Это его несказанно волновало, ибо впервые за долгие месяцы выражение глаз хозяйки замка смягчилось. В нем было куда более выразительности, чем в коротком "спасибо", которым она одарила его после рождения близнецов.
- Ну что, Жоаким! - вдруг произнесла она. - Да не стойте вы как статуя. Тут попадаются изображения венерианских животных, о которых я ничего не знаю. Подвигайтесь поближе. Объясните-ка лучше Лизе, как это утки-мандаринки ухитряются строить свои гнезда.
И Жоаким склонился вместе с ней над книгой. От волнения его голос сразу охрип. У него мелькнула мысль, что в эти минуты он выглядит как отец Лизы. В сущности, он и был её родителем, только научным. И с Мартой они составляли чуть ли не семейную пару. Для старого лабораторного аскета это явилось открытием новых, очень могучих и нежных чувств.
Уже тогда, когда они вместе с Мартой трудились над колбами с плазмой, он почувствовал себя связанным с ней узами общего дела. Но сейчас присутствие Лизы многократно их усилило.
Лица мужчины и женщины, склоненные над одним ребенком, приобретали значение символа.
В какой-то момент локон Марты коснулся его щеки. Он отпрянул, как от ожога, но не болезненного, а восхитительного. Выпрямившись, ученый облокотился о высокую спинку внушительного кресла. Внешне он сохранял хладнокровие, но внутренне содрогнулся от не вызывавшего сомнений откровения: он любил эту молодую женщину.
Учитывая разницу в возрасте, он - это само собой подразумевалось никогда не смог бы даже заикнуться перед ней относительно обуревавших его чувств. Однако в груди сладко защемило - нечто значительное, но одновременно и причинявшее ему боль, какое-то стоическое и дурманившее наслаждение. Он так и будет всегда находиться при ней в качестве молчаливого влюбленного. Попытается до конца сыграть роль отца и платонического супруга. И не наилучшая ли это участь для него самого? Разве не предпочтительней она физической любви? Жоаким впервые в жизни ощутил себя безоговорочно счастливым человеком.
* * *
Было решено, что до окончательного решения организационного вопроса с размещением, Жоаким предоставит свои комнаты Марте и Лизе. Сам же разместится в лаборатории.

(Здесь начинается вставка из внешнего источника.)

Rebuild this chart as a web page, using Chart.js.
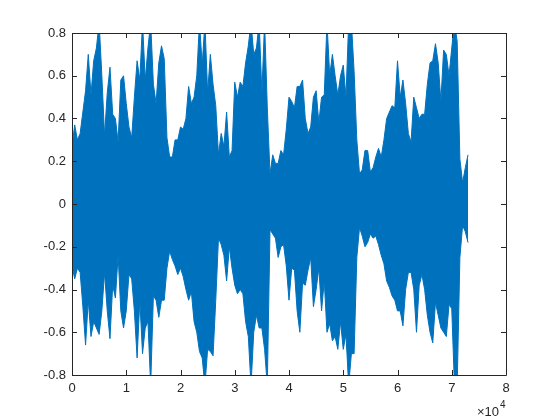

Последующие дни подтвердили, что дочь хозяйки замка постепенно выздоравливала (Жоаким предпочитал думать об этом как об изгнании бесов). Она вела себя совсем как обыкновенная девчушка и никогда даже не заговаривала о своих сестрицах. И все же в чистом небе имелось и облачко: стоило только хотя бы намекнуть при ней на существование близнецов, как Лиза начинала мелко дрожать, как если бы её организм сам инстинктивно отторгал прежнее чудовищное родство.
Как-то ночью она принялась стонать во сне. Жоакиму было слышно сквозь стену, как Марта пыталась развеять кошмарные видения у девочки. Он поднялся с постели и, стоя босыми ногами на полу, вдруг уловил какие-то еле слышные шорохи, доносившиеся, похоже, из коридора. Подойдя к двери, он чутко прислушался. Там и в самом деле что-то происходило.
До него донеслись едва различимый топот ног, а затем и приглушенные голоса, шелестевшие:
- Чужая! Чужая! Ты сдохнешь, чужая!
Схватив лампу, он резко распахнул дверь, поводя вокруг конусом света. И увидел, как шестеро близняшек умчались в своих ночных рубашонках в детскую.
Ученый, недоумевая, вернулся в кровать. Но так и не смог сомкнуть глаз. Проделки негодниц неоднократно возобновлялись в течение всей ночи: сначала шепоток проклятий, направленных в сторону комнаты Лизы, - затем её метания со стонами. И каждый раз Жоаким поднимался, чтобы разогнать этих дьяволят.
Наутро Лиза поднялась белее мела - следствие тревожного сна. Марта посетовала, но не выглядела чрезмерно озабоченной.